— Source excerpt —
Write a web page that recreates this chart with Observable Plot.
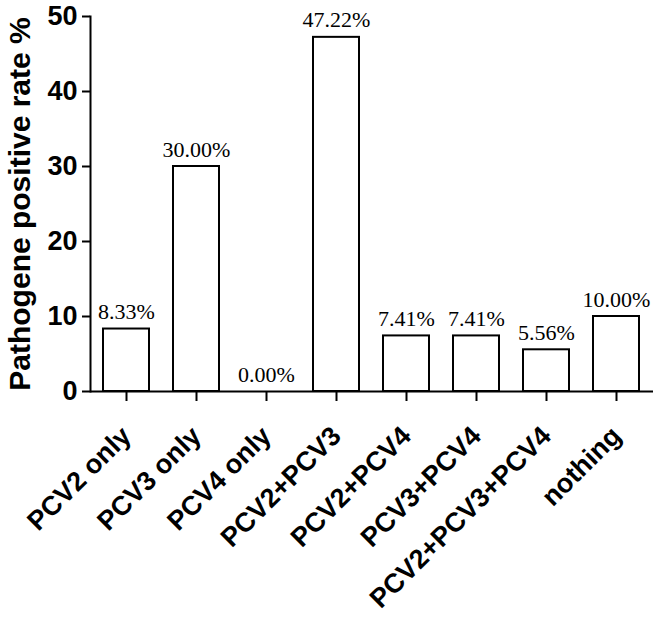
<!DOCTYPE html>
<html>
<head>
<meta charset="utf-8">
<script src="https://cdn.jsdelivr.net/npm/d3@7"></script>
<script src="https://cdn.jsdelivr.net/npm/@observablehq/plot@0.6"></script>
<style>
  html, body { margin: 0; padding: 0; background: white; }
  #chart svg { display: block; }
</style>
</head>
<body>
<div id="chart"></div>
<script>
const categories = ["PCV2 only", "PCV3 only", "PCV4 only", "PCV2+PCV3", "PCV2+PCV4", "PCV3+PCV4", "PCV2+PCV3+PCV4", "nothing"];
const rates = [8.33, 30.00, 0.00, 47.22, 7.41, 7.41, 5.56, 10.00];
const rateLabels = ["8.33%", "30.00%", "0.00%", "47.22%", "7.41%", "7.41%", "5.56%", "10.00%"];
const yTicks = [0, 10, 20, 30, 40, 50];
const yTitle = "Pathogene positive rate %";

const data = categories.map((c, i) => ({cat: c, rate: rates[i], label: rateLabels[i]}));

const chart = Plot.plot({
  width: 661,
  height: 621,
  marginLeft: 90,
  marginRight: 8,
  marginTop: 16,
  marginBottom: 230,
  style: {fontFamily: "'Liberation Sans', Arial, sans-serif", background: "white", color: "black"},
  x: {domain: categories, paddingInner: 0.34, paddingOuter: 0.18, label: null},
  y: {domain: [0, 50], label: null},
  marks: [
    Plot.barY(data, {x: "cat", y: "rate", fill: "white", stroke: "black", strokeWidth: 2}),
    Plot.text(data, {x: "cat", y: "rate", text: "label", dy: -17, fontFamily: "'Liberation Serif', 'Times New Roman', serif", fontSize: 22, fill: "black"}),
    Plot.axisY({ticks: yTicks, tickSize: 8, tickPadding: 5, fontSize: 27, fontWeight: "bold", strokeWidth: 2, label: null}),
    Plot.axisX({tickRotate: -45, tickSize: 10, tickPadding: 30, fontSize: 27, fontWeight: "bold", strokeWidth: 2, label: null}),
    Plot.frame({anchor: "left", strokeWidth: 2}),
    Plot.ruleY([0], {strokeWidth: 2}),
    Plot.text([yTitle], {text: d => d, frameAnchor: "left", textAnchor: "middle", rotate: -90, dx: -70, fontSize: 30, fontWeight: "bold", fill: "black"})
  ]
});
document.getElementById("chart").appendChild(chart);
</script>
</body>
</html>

— Exercise prompt —
Reproduce each line exactly as it appears, omitting the pictures.

— Output below —
Write a web page that recreates this chart with Observable Plot.
<!DOCTYPE html>
<html>
<head>
<meta charset="utf-8">
<script src="https://cdn.jsdelivr.net/npm/d3@7"></script>
<script src="https://cdn.jsdelivr.net/npm/@observablehq/plot@0.6"></script>
<style>
  html, body { margin: 0; padding: 0; background: white; }
  #chart svg { display: block; }
</style>
</head>
<body>
<div id="chart"></div>
<script>
const categories = ["PCV2 only", "PCV3 only", "PCV4 only", "PCV2+PCV3", "PCV2+PCV4", "PCV3+PCV4", "PCV2+PCV3+PCV4", "nothing"];
const rates = [8.33, 30.00, 0.00, 47.22, 7.41, 7.41, 5.56, 10.00];
const rateLabels = ["8.33%", "30.00%", "0.00%", "47.22%", "7.41%", "7.41%", "5.56%", "10.00%"];
const yTicks = [0, 10, 20, 30, 40, 50];
const yTitle = "Pathogene positive rate %";

const data = categories.map((c, i) => ({cat: c, rate: rates[i], label: rateLabels[i]}));

const chart = Plot.plot({
  width: 661,
  height: 621,
  marginLeft: 90,
  marginRight: 8,
  marginTop: 16,
  marginBottom: 230,
  style: {fontFamily: "'Liberation Sans', Arial, sans-serif", background: "white", color: "black"},
  x: {domain: categories, paddingInner: 0.34, paddingOuter: 0.18, label: null},
  y: {domain: [0, 50], label: null},
  marks: [
    Plot.barY(data, {x: "cat", y: "rate", fill: "white", stroke: "black", strokeWidth: 2}),
    Plot.text(data, {x: "cat", y: "rate", text: "label", dy: -17, fontFamily: "'Liberation Serif', 'Times New Roman', serif", fontSize: 22, fill: "black"}),
    Plot.axisY({ticks: yTicks, tickSize: 8, tickPadding: 5, fontSize: 27, fontWeight: "bold", strokeWidth: 2, label: null}),
    Plot.axisX({tickRotate: -45, tickSize: 10, tickPadding: 30, fontSize: 27, fontWeight: "bold", strokeWidth: 2, label: null}),
    Plot.frame({anchor: "left", strokeWidth: 2}),
    Plot.ruleY([0], {strokeWidth: 2}),
    Plot.text([yTitle], {text: d => d, frameAnchor: "left", textAnchor: "middle", rotate: -90, dx: -70, fontSize: 30, fontWeight: "bold", fill: "black"})
  ]
});
document.getElementById("chart").appendChild(chart);
</script>
</body>
</html>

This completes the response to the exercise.